Ann Arbor – There are boxes that have to be unpacked, and the office does not have his finishing touches, with the exception of family photographs and a few mementos, but Warde Manuel is a little busy these days.
Manuel, on the job as Michigan’s new athletic director since mid-March, replacing interim AD Jim Hackett, has been meeting with the Wolverines’ coaches, gaining an understanding of the $153.6 million athletic department budget and handling get-to-know-you meetings with local media.
There are a number of photos in his office featuring his wife, Chrislan, and daughter Emma, who will begin medical school at Michigan this July, and son, Evan, who will be a freshman at Michigan.
He has a treasured Muhammad Ali card signed years ago when Manuel met him in Ypsilanti. It is framed and sits behind his desk. There also is a humorous “In the Bleachers” cartoon pinned to the wall. It features a surgeon removing a football from a fan with a message about the athletic director not wanting to lose any equipment unnecessarily.
For Manuel, the comic is a reminder that budgets are meant to be met.
Following a long line of Michigan athletic directors from business backgrounds, Manuel has risen as an athletic administrator, who happens to have an MBA and began work on a Ph.D. in social work and psychology.

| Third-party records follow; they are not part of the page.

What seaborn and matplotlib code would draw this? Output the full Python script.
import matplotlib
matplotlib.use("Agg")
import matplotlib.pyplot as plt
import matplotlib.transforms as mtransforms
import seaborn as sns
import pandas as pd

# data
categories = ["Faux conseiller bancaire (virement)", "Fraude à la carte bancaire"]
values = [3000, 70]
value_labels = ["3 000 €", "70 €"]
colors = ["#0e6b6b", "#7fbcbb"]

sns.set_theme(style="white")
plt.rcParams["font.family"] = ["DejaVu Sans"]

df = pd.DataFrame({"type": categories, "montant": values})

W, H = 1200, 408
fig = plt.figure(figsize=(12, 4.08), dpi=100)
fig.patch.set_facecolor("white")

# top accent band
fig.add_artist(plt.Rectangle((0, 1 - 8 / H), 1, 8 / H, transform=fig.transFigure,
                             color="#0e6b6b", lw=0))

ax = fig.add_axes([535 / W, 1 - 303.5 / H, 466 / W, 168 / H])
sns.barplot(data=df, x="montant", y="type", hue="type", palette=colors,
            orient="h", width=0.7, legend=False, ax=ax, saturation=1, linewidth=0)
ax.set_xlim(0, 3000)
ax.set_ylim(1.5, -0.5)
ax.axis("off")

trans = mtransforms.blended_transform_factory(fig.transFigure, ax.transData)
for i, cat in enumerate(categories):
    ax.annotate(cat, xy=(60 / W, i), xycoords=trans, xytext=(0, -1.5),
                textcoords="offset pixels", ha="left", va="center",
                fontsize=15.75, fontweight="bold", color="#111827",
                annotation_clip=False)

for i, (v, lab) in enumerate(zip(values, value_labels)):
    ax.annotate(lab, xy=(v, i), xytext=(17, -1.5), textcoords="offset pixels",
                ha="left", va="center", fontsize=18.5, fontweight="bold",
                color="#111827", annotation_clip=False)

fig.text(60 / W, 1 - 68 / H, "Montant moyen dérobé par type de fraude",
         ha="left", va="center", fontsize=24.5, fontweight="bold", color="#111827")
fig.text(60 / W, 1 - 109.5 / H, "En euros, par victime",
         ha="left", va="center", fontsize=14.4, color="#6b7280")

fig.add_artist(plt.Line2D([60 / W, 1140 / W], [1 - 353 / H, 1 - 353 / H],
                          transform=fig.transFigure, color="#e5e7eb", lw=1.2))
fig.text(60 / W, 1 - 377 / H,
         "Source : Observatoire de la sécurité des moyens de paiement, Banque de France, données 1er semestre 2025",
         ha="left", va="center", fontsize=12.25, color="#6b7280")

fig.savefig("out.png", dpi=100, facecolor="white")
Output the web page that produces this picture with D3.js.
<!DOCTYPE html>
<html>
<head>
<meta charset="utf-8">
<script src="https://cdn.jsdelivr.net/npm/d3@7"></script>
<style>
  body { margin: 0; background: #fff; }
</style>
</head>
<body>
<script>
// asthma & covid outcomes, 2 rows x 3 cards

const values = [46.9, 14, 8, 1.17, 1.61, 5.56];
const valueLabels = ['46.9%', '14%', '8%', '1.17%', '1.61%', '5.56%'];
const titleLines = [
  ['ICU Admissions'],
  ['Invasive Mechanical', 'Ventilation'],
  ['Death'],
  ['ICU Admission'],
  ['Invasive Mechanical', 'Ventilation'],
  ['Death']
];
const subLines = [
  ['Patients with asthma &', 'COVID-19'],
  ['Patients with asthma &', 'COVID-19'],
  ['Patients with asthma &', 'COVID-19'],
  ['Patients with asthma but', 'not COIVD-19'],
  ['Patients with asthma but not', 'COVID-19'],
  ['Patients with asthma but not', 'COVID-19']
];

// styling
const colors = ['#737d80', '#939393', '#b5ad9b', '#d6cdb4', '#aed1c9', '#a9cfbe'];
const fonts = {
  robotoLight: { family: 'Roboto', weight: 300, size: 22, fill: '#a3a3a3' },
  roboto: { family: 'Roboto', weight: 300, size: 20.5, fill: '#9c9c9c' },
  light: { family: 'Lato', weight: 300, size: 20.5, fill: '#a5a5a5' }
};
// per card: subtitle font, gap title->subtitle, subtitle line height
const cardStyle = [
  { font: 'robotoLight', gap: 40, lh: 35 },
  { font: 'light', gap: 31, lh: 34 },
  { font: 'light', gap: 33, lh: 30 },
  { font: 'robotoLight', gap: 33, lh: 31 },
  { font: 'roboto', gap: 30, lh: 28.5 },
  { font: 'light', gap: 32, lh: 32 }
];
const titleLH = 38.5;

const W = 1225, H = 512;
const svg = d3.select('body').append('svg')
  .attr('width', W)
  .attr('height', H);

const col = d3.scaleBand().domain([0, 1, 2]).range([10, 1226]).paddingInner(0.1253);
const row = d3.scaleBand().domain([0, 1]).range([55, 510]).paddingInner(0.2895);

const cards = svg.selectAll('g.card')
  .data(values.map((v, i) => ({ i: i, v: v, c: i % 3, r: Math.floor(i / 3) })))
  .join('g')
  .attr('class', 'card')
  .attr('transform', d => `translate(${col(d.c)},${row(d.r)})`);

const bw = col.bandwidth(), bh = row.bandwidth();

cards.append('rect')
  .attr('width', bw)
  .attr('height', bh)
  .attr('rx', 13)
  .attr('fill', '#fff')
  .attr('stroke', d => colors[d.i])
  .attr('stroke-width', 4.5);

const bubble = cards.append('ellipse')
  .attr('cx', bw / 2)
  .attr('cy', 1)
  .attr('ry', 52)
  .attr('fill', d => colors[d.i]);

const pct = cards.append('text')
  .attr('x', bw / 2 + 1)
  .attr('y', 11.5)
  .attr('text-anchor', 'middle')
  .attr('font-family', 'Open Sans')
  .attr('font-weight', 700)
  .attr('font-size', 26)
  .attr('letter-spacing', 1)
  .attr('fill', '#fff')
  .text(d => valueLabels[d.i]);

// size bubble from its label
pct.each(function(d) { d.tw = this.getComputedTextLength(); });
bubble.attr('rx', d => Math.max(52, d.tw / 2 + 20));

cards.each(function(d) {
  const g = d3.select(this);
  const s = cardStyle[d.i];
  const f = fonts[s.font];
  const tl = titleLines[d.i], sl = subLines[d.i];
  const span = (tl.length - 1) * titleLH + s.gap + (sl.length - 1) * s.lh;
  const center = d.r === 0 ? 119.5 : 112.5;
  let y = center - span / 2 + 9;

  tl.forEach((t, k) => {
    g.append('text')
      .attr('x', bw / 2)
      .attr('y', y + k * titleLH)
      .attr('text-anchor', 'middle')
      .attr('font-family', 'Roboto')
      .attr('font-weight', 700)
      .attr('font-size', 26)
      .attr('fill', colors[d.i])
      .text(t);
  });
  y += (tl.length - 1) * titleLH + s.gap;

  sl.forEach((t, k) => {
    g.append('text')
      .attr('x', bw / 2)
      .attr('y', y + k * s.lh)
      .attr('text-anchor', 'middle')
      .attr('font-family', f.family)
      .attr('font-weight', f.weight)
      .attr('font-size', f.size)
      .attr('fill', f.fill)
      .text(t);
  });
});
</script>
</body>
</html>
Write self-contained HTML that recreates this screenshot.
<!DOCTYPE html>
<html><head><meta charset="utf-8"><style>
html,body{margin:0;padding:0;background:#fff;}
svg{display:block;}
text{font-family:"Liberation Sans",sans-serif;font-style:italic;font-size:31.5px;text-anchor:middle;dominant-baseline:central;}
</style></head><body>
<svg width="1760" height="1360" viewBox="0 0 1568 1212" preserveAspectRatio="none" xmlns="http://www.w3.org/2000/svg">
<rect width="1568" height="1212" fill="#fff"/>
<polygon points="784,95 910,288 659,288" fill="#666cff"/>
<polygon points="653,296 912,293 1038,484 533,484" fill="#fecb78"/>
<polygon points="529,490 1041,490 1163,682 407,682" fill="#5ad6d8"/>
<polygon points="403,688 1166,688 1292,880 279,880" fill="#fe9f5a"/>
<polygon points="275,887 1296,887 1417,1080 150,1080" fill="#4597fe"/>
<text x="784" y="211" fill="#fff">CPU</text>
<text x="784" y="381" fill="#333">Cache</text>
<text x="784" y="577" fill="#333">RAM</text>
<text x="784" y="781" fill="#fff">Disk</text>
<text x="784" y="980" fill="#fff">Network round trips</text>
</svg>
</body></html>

“It is really helpful I have the MBA and can handle and understand the business aspects and the monetary aspects of the department,” Manuel told The Detroit News on Friday. “Although I didn’t finish (the Ph.D.), it was tremendous education and insight into the psychology of personal interaction with people.
“That combination has been very helpful to me. We always strive for perfection. Ultimately, time will tell whether it’s even a good enough combination.”
Manuel addressed a number of topics on Friday:
Michigan football coach Jim Harbaugh and his many ideas: “I think the ideas that come to fruition that Jim has brought to college football and to Michigan football, I don’t see any issue with them. I like his creativity and his thought process and will always help him and our other coaches try to figure out how to make the experience better for our students who participate in sports. We’re always going to work at doing things within the rules.”
Heisman Trophy winner Charles Woodson and the possibility of having his number retired: “I don’t know the deliberation or if there’s a policy in place (regarding how retired numbers are determined). I know a year ago we retired Desmond (Howard’s) jersey number. Listen, Charles is a legend. He is a great person. I had a chance to see him at the spring game. He’s unbelievable. I’ll look at it. I’m certain it will be in the not-so-distant future, I don’t know when. I just don’t know if there’s a policy.
“Listen, there’s many, many, great football athletes in our history at Michigan but by all measures, Charles is at the top of that list, not just because of the Heisman Trophy (but also) what he’s gone on to do in the pros. And so, we’ll continue to look at that, but he’s very deserving, and we’ll look at the timing of when that happens.”
On Jimmy King scheduling a public forum regarding the Fab Five and the possible return of the Final Four banners to Crisler Center: “I’m looking forward to hearing the discussion and perspective that is shared. It’s a good time for us to have it in the 25th year of them arriving on campus. I give Jimmy and Professor (Yago) Colas kudos for bringing the discussion back to life about the Fab Five and the impact they had on the university.
“I followed them, I cheered for them. It was a phenomenon, and they’re to be celebrated for what they brought those two years, their on-the-court success, and we have to discuss the aftermath in a way to make sure we move on in a positive direction. It took time, but I think Michigan, in particular Michigan basketball, has come through it and we’ll continue to learn from it and learn from their experience, pros and cons.”
On the possibility of beer sales at Michigan Stadium (UConn sold beer at football games when Manuel was AD there): “We sold beer at the stadium and beer and wine in the suites, but it was a state-run facility. At our on-campus arena, we didn’t sell (alcohol). It’s not something I’ve had a conversation about at this point in time (at Michigan). But also being from New Orleans, it’s not something personally I’m against, people drinking beer and alcohol. They certainly do in the parking lots prior to the games. I understand and appreciate the philosophy on a college campus of either no or limiting the scope of beer and alcohol sales at our venues.”
On night games at Michigan Stadium (there will be none in 2016): “I’m not sure what the future holds in terms of night games. Listen, we’ll make decisions we control on timing of games, whether it be day or night, and we’ll also deal with (game times) that we don’t have any control over.”